Outra dica de ouro é evitar as noites nubladas e com muita luz lunar. Segundo o fotógrafo, a melhor época para ver a Via Láctea é durante a semana da Lua Nova, sobretudo entre meia-noite e 5 da manhã.
Se a Lua estiver com mais de 30% de seu tamanho é mais difícil para ver a Via Láctea", compara.
Embora os telefones móveis tenham evoluído "e os mais modernos até capturem imagens em que se possa ver a Via Láctea", Zafra explica que os sensores dos celulares são muito pequenos e com pouca entrada de luz.
Para ele, o equipamento mínimo para esse tipo de registro são as câmeras DSLR ou mirrorless com objetivas intercambiáveis e bem iluminadas para uma maior captura de luz, além do uso indispensável de um tripé para estabilização da imagem.
Brasileiro na parada
É tanta inspiração do céu que Daniel Zafra costuma chegar ao final do ano com uma pasta com cerca de 300 fotos de outros fotógrafos que vai encontrando na internet.
Foi dessa coleção que surgiu a ideia do "Milk Way Photographer of the Year". Equivocadamente chamada de concurso, a seleção, nas palavras do idealizador, "é o reconhecimento das melhores fotografias da Via Láctea feitas naquele ano."
Entre os 25 escolhidos de 2021, o brasileiro Victor Lima se destacou pela foto feita com o fenômeno sobre a Garganta do Diabo, no interior do Parque Nacional Iguaçu, no Paraná.
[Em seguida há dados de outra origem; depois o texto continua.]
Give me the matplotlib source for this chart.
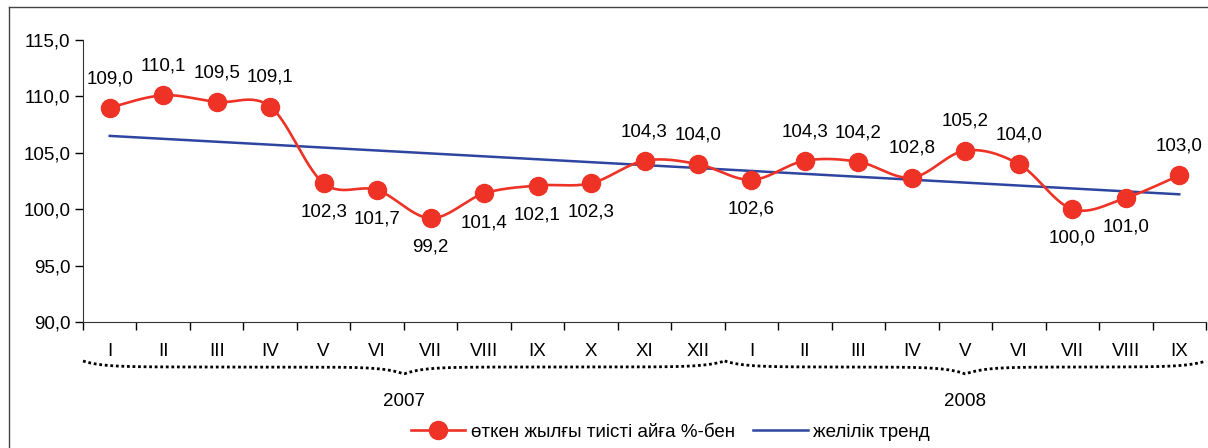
import numpy as np
import matplotlib
matplotlib.use("Agg")
import matplotlib.pyplot as plt
import matplotlib.transforms as mtransforms
from matplotlib.lines import Line2D

plt.rcParams['font.family'] = ['Liberation Sans', 'DejaVu Sans']

months = ["I", "II", "III", "IV", "V", "VI", "VII", "VIII", "IX", "X", "XI", "XII",
          "I", "II", "III", "IV", "V", "VI", "VII", "VIII", "IX"]
values = [109.0, 110.1, 109.5, 109.1, 102.3, 101.7, 99.2, 101.4, 102.1, 102.3, 104.3, 104.0,
          102.6, 104.3, 104.2, 102.8, 105.2, 104.0, 100.0, 101.0, 103.0]
# +1 label above point, -1 below
label_pos = [1, 1, 1, 1, -1, -1, -1, -1, -1, -1, 1, 1,
             -1, 1, 1, 1, 1, 1, -1, -1, 1]
years = ["2007", "2008"]
year_spans = [(-0.5, 11.5), (11.5, 20.5)]

red = "#EE3226"
blue = "#2E45A0"
fs = 13.5

x = np.arange(len(values))
y = np.array(values)


def smooth(xs, ys, n=30, t=0.5):
    # Catmull-Rom style curve through the points (like Excel "smoothed line")
    px, py = [], []
    pts = np.column_stack([xs, ys])
    ext = np.vstack([pts[0], pts, pts[-1]])
    for i in range(1, len(ext) - 2):
        p0, p1, p2, p3 = ext[i - 1], ext[i], ext[i + 1], ext[i + 2]
        m1 = t * (p2 - p0)
        m2 = t * (p3 - p1)
        s = np.linspace(0, 1, n)
        h00 = 2 * s**3 - 3 * s**2 + 1
        h10 = s**3 - 2 * s**2 + s
        h01 = -2 * s**3 + 3 * s**2
        h11 = s**3 - s**2
        seg = (np.outer(h00, p1) + np.outer(h10, m1) + np.outer(h01, p2) + np.outer(h11, m2))
        px.extend(seg[:, 0])
        py.extend(seg[:, 1])
    return np.array(px), np.array(py)


fig = plt.figure(figsize=(12.08, 4.48), dpi=100)
ax = fig.add_axes([83 / 1208, (448 - 322) / 448, (1206 - 83) / 1208, 282 / 448])

sx, sy = smooth(x, y)
ax.plot(sx, sy, color=red, lw=1.9, zorder=3)
ax.plot(x, y, 'o', color=red, ms=13, zorder=4)

coef = np.polyfit(x, y, 1)
trend = np.polyval(coef, x)
ax.plot(x, trend, color=blue, lw=1.8, zorder=2)

for xi, yi, pos in zip(x, y, label_pos):
    ax.annotate(f"{yi:.1f}".replace(".", ","), (xi, yi), xytext=(0, 21 * pos),
                textcoords="offset points", ha="center", va="center", fontsize=fs)

ax.set_xlim(-0.5, len(values) - 0.5)
ax.set_ylim(90, 115)
ax.set_yticks(np.arange(90, 116, 5))
ax.set_yticklabels([f"{v:.1f}".replace(".", ",") for v in np.arange(90, 116, 5)])
ax.set_xticks(np.arange(-0.5, len(values), 1))
ax.set_xticklabels([])
ax.set_xticks(x, minor=True)
ax.set_xticklabels(months, minor=True)
ax.tick_params(axis='x', which='major', length=6, direction='out', width=1)
ax.tick_params(axis='x', which='minor', length=0, pad=15, labelsize=fs)
ax.tick_params(axis='y', length=6, width=1, pad=3, labelsize=fs)
for s in ['top', 'right']:
    ax.spines[s].set_visible(False)
for s in ['left', 'bottom']:
    ax.spines[s].set_color('#333333')

# curly braces under the months
trans = mtransforms.blended_transform_factory(ax.transData, fig.transFigure)
y_top = (448 - 361) / 448
y_h = (448 - 367) / 448
y_dip = (448 - 374) / 448
for (x0, x1), yr in zip(year_spans, years):
    xm = (x0 + x1) / 2
    bx = np.linspace(x0, x1, 400)
    w = 0.35
    by = (y_h + (y_top - y_h) * (np.exp(-(bx - x0) / w) + np.exp(-(x1 - bx) / w))
          - (y_h - y_dip) * np.exp(-np.abs(bx - xm) / w))
    ax.plot(bx, by, transform=trans, color='black', ls=(0, (1, 1)), lw=2, clip_on=False)
    ax.text(xm, (448 - 401) / 448, yr, transform=trans, ha='center', va='center', fontsize=fs)

handles = [Line2D([], [], color=red, lw=1.9, marker='o', ms=13),
           Line2D([], [], color=blue, lw=1.8)]
fig.legend(handles, ["өткен жылғы тиісті айға %-бен", "желілік тренд"],
           loc='center', bbox_to_anchor=(0.555, 0.035), ncol=2, frameon=False,
           fontsize=fs, handlelength=2.9, columnspacing=1.0, handletextpad=0.3)

# outer frame
fig.add_artist(Line2D([9 / 1208, 9 / 1208], [0, 1 - 7 / 448], color='#444444', lw=1))
fig.add_artist(Line2D([9 / 1208, 1], [1 - 7 / 448, 1 - 7 / 448], color='#444444', lw=1))

fig.savefig("out.png", dpi=100)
Para Daniel Zafra, a foto vale não só pela insistência para conseguir a autorização especial para entrar no parque nacional à noite, mas também pelo risco de fotografar em uma área de passagem de animais selvagens e pelas dificuldades técnicas, como as constantes lentes molhadas pela força das águas das cataratas.
"Victor lutou muito para conseguir essa imagem e a qualidade final são cores muito naturais e uma foto que inspira", define o espanhol.